▸ **Provided material**:
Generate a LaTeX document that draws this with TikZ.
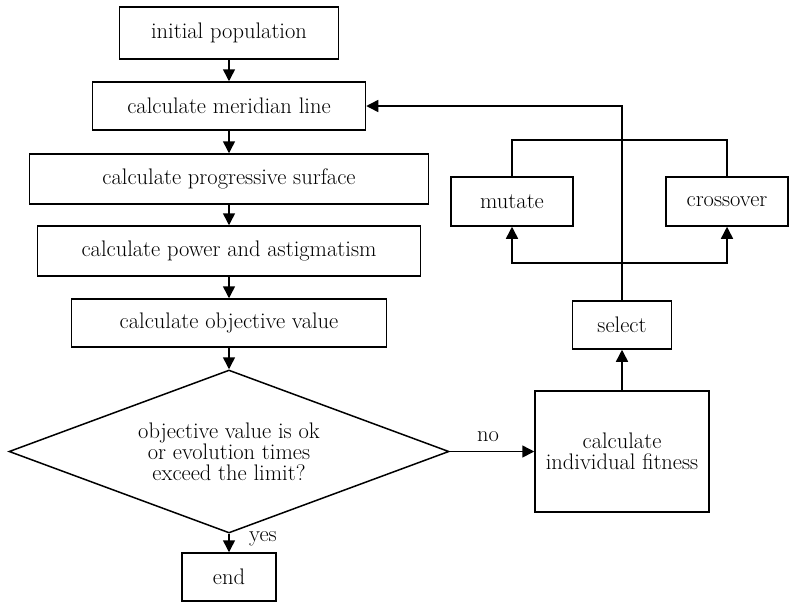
\documentclass[tikz,border=0pt]{standalone}
\usetikzlibrary{shapes.geometric,arrows.meta}
\begin{document}
\begin{tikzpicture}[x=1pt,y=-1pt,
  box/.style={draw, line width=1.5pt, inner sep=0pt, align=center, font=\fontsize{22.5}{21}\selectfont},
  dec/.style={draw, diamond, aspect=2.7, line width=1.5pt, inner sep=0pt, align=center, font=\fontsize{22.5}{21}\selectfont},
  arr/.style={line width=1.5pt, -{Triangle[length=12pt,width=12pt]}},
  ln/.style={line width=1.5pt},
  lbl/.style={font=\fontsize{22.5}{21}\selectfont, inner sep=0pt}]
\useasboundingbox (0,0) rectangle (794,603);
\node[box, minimum width=219pt, minimum height=52pt] (init) at (229,33) {initial population};
\node[box, minimum width=273pt, minimum height=48pt] (mer) at (229,106) {calculate meridian line};
\node[box, minimum width=399pt, minimum height=50pt] (prog) at (229,179) {calculate progressive surface};
\node[box, minimum width=383pt, minimum height=50pt] (pow) at (229,251) {calculate power and astigmatism};
\node[box, minimum width=315pt, minimum height=48pt] (obj) at (229,323) {calculate objective value};
\node[dec, minimum width=440pt, minimum height=163pt] (dia) at (229,451.5) {objective value is ok\\or evolution times\\exceed the limit?};
\node[box, minimum width=94pt, minimum height=48pt] (end) at (229,577) {end};
\node[box, minimum width=174pt, minimum height=121pt] (fit) at (622,451.5) {calculate\\individual fitness};
\node[box, minimum width=99pt, minimum height=48pt] (sel) at (622,325) {select};
\node[box, minimum width=122pt, minimum height=49pt] (mut) at (512,201.5) {mutate};
\node[box, minimum width=122pt, minimum height=49pt] (cro) at (727,201.5) {crossover};
\coordinate (top) at (622,140);
\coordinate (bot) at (622,263);
\draw[arr] (init) -- (mer);
\draw[arr] (mer) -- (prog);
\draw[arr] (prog) -- (pow);
\draw[arr] (pow) -- (obj);
\draw[arr] (obj) -- (dia);
\draw[arr] (dia) -- (end);
\draw[arr] (dia) -- (fit);
\draw[arr] (fit) -- (sel);
\draw[arr] (sel.north) |- (mer.east);
\draw[ln] (mut.north) |- (top) -| (cro.north);
\draw[arr] (bot) -| (mut.south);
\draw[arr] (bot) -| (cro.south);
\node[lbl] (no) at (488,437) {no};
\node[lbl] (yes) at (263,539) {yes};
\end{tikzpicture}
\end{document}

▸ **Stated goal**: Leave out the pictures and print every line of the data exactly.

▸ **Response for this exercise**:
Generate a LaTeX document that draws this with TikZ.
\documentclass[tikz,border=0pt]{standalone}
\usetikzlibrary{shapes.geometric,arrows.meta}
\begin{document}
\begin{tikzpicture}[x=1pt,y=-1pt,
  box/.style={draw, line width=1.5pt, inner sep=0pt, align=center, font=\fontsize{22.5}{21}\selectfont},
  dec/.style={draw, diamond, aspect=2.7, line width=1.5pt, inner sep=0pt, align=center, font=\fontsize{22.5}{21}\selectfont},
  arr/.style={line width=1.5pt, -{Triangle[length=12pt,width=12pt]}},
  ln/.style={line width=1.5pt},
  lbl/.style={font=\fontsize{22.5}{21}\selectfont, inner sep=0pt}]
\useasboundingbox (0,0) rectangle (794,603);
\node[box, minimum width=219pt, minimum height=52pt] (init) at (229,33) {initial population};
\node[box, minimum width=273pt, minimum height=48pt] (mer) at (229,106) {calculate meridian line};
\node[box, minimum width=399pt, minimum height=50pt] (prog) at (229,179) {calculate progressive surface};
\node[box, minimum width=383pt, minimum height=50pt] (pow) at (229,251) {calculate power and astigmatism};
\node[box, minimum width=315pt, minimum height=48pt] (obj) at (229,323) {calculate objective value};
\node[dec, minimum width=440pt, minimum height=163pt] (dia) at (229,451.5) {objective value is ok\\or evolution times\\exceed the limit?};
\node[box, minimum width=94pt, minimum height=48pt] (end) at (229,577) {end};
\node[box, minimum width=174pt, minimum height=121pt] (fit) at (622,451.5) {calculate\\individual fitness};
\node[box, minimum width=99pt, minimum height=48pt] (sel) at (622,325) {select};
\node[box, minimum width=122pt, minimum height=49pt] (mut) at (512,201.5) {mutate};
\node[box, minimum width=122pt, minimum height=49pt] (cro) at (727,201.5) {crossover};
\coordinate (top) at (622,140);
\coordinate (bot) at (622,263);
\draw[arr] (init) -- (mer);
\draw[arr] (mer) -- (prog);
\draw[arr] (prog) -- (pow);
\draw[arr] (pow) -- (obj);
\draw[arr] (obj) -- (dia);
\draw[arr] (dia) -- (end);
\draw[arr] (dia) -- (fit);
\draw[arr] (fit) -- (sel);
\draw[arr] (sel.north) |- (mer.east);
\draw[ln] (mut.north) |- (top) -| (cro.north);
\draw[arr] (bot) -| (mut.south);
\draw[arr] (bot) -| (cro.south);
\node[lbl] (no) at (488,437) {no};
\node[lbl] (yes) at (263,539) {yes};
\end{tikzpicture}
\end{document}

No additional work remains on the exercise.